Investigation of the Boundary Layer Behavior on Turbine Airfoils.

Smoke flow visualization, hot-wire anemometer, and pressure distribution studies were conducted to determine some of the wake and pressure surface boundary layer transition region characteristics along an enlarged two-dimensional turbine airfoil model in cascade. Smooth surface as well as rough surface airfoils were used in the study, which utilized a continuous, subsonic, specially built wind-tunnel.
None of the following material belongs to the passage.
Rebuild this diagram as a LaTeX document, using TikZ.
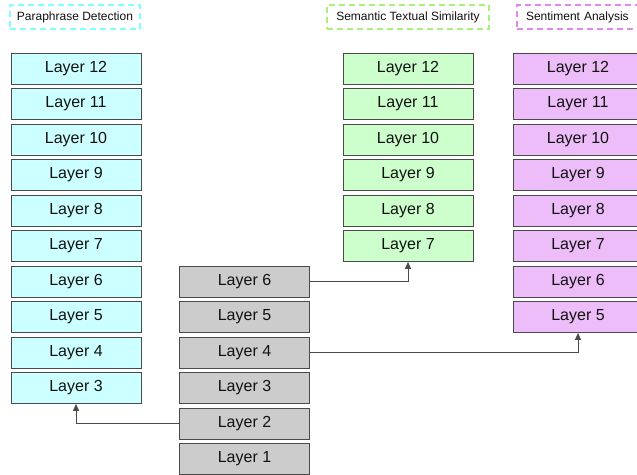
\documentclass[tikz,border=0pt]{standalone}
\usepackage{fontspec}
\setmainfont{Liberation Sans}
\usetikzlibrary{arrows.meta}
\definecolor{cyanfill}{HTML}{CCFFFF}
\definecolor{greenfill}{HTML}{CCFFCC}
\definecolor{purplefill}{HTML}{EDBDF9}
\definecolor{grayfill}{HTML}{CCCCCC}
\definecolor{boxline}{HTML}{4A4A4A}
\definecolor{cyandash}{HTML}{7FFFFF}
\definecolor{greendash}{HTML}{A6F27A}
\definecolor{purpledash}{HTML}{E486F2}
\definecolor{txt}{HTML}{111111}
\tikzset{
  layerbox/.style={draw=boxline, line width=0.8pt, minimum width=130pt, minimum height=31pt,
    inner sep=0pt, font=\fontsize{16}{18}\selectfont, text=txt},
  cyanbox/.style={layerbox, fill=cyanfill},
  greenbox/.style={layerbox, fill=greenfill},
  purplebox/.style={layerbox, fill=purplefill},
  graybox/.style={layerbox, fill=grayfill},
  titlebox/.style={dashed, dash pattern=on 6pt off 4pt, line width=1.2pt, minimum height=24pt,
    inner sep=0pt, font=\fontsize{12}{14}\selectfont, text=txt},
  conn/.style={draw=boxline, line width=0.8pt, -{Triangle[length=7pt,width=6pt]}}
}
\begin{document}
\begin{tikzpicture}[x=1pt,y=-1pt]
\useasboundingbox (0,0) rectangle (637,474);
\fill[white] (0,0) rectangle (637,474);
% titles
\node[titlebox, draw=cyandash, minimum width=130pt] (t1) at (75,17) {Paraphrase Detection};
\node[titlebox, draw=greendash, minimum width=162pt] (t2) at (408,17) {Semantic Textual Similarity};
\node[titlebox, draw=purpledash, minimum width=130pt, text width=112pt, align=left] (t3) at (582,17) {\hspace*{0pt}Sentiment Analysis};
% cyan column
\foreach \n in {3,...,12}{
  \node[cyanbox] (c\n) at (76,{388-(\n-3)*35.5}) {Layer \n};
}
% gray column
\foreach \n in {1,...,6}{
  \node[graybox] (g\n) at (244.5,{388-(\n-3)*35.5}) {Layer \n};
}
% green column
\foreach \n in {7,...,12}{
  \node[greenbox] (s\n) at (408,{388-(\n-3)*35.5}) {Layer \n};
}
% purple column
\foreach \n in {5,...,12}{
  \node[purplebox] (p\n) at (578,{388-(\n-3)*35.5}) {Layer \n};
}
% connectors
\draw[conn] (g2.west) -| (c3.south);
\draw[conn] (g6.east) -| (s7.south);
\draw[conn] (g4.east) -| (p5.south);
\end{tikzpicture}
\end{document}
The flow provided a range of blade chord Reynolds numbers from 7.9E 5 1.5E 6 at turbulence levels of 0.6 to 0.8. A pressure surface transition region was found to exist from about SC 0.43 to the trailing edge for the smooth surface airfoil, and up to SC 0.1 for a rough surface airfoil. The transition region for a smooth surface was initiated through the formation of Goertler vortices which were found to break down through the action of traveling Tollmein-Schlichting waves. Other phenomena observed include various trailing edge vortex formations which may be linked to the intermittency of the boundary layer near the trailing edge, and a low frequency traveling wave formed in conjunction with the appearance of traveling waves. An empirical relationship was developed for the traveling wave frequency. Comparison was made with stability theory and empirical methods of predicting transition. Linear stability theory was found to predict the Goertler wavelength, but not that of the traveling waves.